→ RAW DATA
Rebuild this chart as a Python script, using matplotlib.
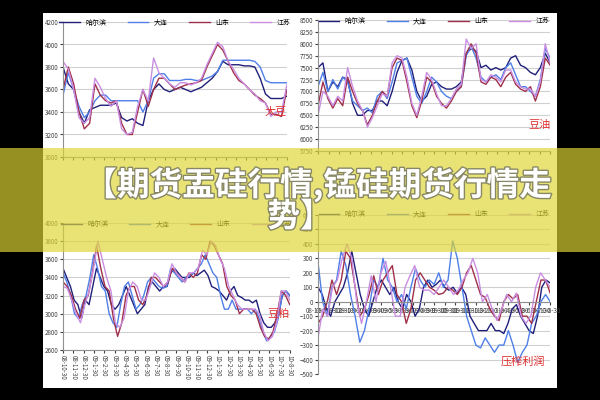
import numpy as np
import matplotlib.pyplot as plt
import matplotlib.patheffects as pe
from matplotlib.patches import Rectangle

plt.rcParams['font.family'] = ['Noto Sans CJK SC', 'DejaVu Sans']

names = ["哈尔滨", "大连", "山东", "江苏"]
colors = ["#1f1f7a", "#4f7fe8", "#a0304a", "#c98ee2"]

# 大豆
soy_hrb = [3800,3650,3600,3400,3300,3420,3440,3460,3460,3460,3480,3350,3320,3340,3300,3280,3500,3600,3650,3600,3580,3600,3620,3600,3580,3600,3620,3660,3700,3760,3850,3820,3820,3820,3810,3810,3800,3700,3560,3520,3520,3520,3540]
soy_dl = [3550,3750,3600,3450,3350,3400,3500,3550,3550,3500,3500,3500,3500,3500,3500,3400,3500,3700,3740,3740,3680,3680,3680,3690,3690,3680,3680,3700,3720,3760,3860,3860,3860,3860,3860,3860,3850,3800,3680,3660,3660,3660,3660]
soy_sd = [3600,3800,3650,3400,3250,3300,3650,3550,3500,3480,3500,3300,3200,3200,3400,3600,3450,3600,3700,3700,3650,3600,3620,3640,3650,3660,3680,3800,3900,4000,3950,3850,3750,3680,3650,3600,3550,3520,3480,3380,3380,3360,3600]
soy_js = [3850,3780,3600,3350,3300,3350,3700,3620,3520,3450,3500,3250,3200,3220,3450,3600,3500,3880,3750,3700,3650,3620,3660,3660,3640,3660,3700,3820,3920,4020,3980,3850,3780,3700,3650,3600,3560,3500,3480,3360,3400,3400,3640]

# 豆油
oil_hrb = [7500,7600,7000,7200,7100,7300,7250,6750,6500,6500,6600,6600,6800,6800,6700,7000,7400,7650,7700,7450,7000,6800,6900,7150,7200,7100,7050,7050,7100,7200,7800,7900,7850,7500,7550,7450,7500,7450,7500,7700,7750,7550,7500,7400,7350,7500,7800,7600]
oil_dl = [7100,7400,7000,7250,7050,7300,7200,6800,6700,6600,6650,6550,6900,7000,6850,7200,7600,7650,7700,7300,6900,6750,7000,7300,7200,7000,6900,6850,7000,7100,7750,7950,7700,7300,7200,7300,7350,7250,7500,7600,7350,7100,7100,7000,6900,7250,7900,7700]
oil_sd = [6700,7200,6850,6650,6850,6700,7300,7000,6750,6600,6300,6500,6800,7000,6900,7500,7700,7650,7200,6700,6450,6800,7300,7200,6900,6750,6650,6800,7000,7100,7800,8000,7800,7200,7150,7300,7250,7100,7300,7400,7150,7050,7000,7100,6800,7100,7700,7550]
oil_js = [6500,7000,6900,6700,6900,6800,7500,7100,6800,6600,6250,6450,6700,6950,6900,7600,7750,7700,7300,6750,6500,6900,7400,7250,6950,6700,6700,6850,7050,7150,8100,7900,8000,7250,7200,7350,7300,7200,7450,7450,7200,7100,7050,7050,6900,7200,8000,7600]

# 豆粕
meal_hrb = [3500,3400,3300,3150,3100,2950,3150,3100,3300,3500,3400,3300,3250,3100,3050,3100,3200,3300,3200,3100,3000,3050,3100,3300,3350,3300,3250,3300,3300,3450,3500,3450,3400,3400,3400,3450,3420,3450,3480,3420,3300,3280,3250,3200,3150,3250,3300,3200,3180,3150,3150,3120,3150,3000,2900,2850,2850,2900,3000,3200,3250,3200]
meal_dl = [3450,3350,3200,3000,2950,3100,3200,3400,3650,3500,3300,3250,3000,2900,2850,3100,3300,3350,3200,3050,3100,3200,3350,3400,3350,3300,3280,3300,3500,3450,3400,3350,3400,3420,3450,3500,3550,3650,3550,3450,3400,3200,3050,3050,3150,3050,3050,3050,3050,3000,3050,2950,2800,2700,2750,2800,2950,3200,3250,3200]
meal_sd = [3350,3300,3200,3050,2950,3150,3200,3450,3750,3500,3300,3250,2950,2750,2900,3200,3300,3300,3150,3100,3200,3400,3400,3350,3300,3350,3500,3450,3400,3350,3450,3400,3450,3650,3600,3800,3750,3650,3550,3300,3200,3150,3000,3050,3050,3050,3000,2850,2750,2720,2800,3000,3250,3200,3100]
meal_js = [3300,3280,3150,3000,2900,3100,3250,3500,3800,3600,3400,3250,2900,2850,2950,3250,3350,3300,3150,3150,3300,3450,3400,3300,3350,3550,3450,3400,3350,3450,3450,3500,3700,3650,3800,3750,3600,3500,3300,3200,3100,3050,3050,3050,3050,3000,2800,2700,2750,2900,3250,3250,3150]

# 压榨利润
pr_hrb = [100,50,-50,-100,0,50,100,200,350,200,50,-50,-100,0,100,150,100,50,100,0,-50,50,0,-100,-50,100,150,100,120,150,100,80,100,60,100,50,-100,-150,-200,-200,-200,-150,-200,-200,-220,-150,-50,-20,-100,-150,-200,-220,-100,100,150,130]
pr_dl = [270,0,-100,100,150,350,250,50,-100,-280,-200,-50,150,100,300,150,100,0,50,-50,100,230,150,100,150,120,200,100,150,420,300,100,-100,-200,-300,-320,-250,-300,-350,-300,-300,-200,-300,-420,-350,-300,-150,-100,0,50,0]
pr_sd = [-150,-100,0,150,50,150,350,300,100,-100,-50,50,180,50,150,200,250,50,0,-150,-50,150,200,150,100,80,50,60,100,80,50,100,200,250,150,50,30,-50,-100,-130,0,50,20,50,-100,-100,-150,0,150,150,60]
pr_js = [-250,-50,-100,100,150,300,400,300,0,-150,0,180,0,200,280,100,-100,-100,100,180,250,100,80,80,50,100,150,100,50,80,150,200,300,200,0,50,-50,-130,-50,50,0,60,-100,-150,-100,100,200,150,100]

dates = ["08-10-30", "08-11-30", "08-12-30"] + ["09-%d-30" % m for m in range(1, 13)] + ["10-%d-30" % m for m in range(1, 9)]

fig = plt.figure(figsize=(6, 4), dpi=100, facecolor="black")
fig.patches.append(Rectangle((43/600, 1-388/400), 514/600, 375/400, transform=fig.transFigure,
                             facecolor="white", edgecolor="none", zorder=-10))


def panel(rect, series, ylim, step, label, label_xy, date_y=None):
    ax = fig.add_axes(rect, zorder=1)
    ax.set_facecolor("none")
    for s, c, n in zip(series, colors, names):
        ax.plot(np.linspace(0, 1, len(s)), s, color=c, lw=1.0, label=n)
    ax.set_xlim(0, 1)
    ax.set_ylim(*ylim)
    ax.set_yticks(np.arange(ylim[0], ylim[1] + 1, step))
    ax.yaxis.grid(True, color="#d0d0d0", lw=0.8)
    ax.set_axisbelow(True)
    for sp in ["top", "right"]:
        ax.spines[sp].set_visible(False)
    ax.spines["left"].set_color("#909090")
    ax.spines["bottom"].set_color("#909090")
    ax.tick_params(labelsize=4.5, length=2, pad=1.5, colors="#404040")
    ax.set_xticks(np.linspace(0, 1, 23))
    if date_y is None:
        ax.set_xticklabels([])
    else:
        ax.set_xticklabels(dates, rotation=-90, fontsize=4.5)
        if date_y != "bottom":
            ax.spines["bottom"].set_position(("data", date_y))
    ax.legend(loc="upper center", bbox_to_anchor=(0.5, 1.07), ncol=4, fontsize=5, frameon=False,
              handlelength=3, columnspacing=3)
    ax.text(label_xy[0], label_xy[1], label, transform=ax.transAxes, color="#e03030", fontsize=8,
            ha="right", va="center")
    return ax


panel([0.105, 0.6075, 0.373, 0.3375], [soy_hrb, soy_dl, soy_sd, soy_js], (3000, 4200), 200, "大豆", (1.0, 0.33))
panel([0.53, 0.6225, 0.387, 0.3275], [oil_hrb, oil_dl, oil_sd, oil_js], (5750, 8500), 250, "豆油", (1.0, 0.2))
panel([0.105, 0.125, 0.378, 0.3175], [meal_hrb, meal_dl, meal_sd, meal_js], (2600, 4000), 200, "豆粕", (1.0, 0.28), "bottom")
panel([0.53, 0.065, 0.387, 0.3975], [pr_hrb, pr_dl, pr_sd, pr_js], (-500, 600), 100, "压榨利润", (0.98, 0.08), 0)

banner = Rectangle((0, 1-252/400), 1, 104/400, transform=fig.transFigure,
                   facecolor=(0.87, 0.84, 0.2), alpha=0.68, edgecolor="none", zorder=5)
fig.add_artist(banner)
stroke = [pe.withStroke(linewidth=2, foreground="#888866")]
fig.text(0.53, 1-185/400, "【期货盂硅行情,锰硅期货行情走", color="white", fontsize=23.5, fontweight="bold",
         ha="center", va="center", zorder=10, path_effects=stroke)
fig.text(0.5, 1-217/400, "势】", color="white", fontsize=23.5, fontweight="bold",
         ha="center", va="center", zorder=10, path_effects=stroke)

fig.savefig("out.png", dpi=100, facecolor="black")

→ EXERCISE INSTRUCTIONS
Reproduce only the lines from the beginning of the data through the line that contains "plt.rcParams['font.family'] = ['Noto", both included, and please drop the pictures.

→ EXERCISE OUTPUT
Rebuild this chart as a Python script, using matplotlib.
import numpy as np
import matplotlib.pyplot as plt
import matplotlib.patheffects as pe
from matplotlib.patches import Rectangle

plt.rcParams['font.family'] = ['Noto Sans CJK SC', 'DejaVu Sans']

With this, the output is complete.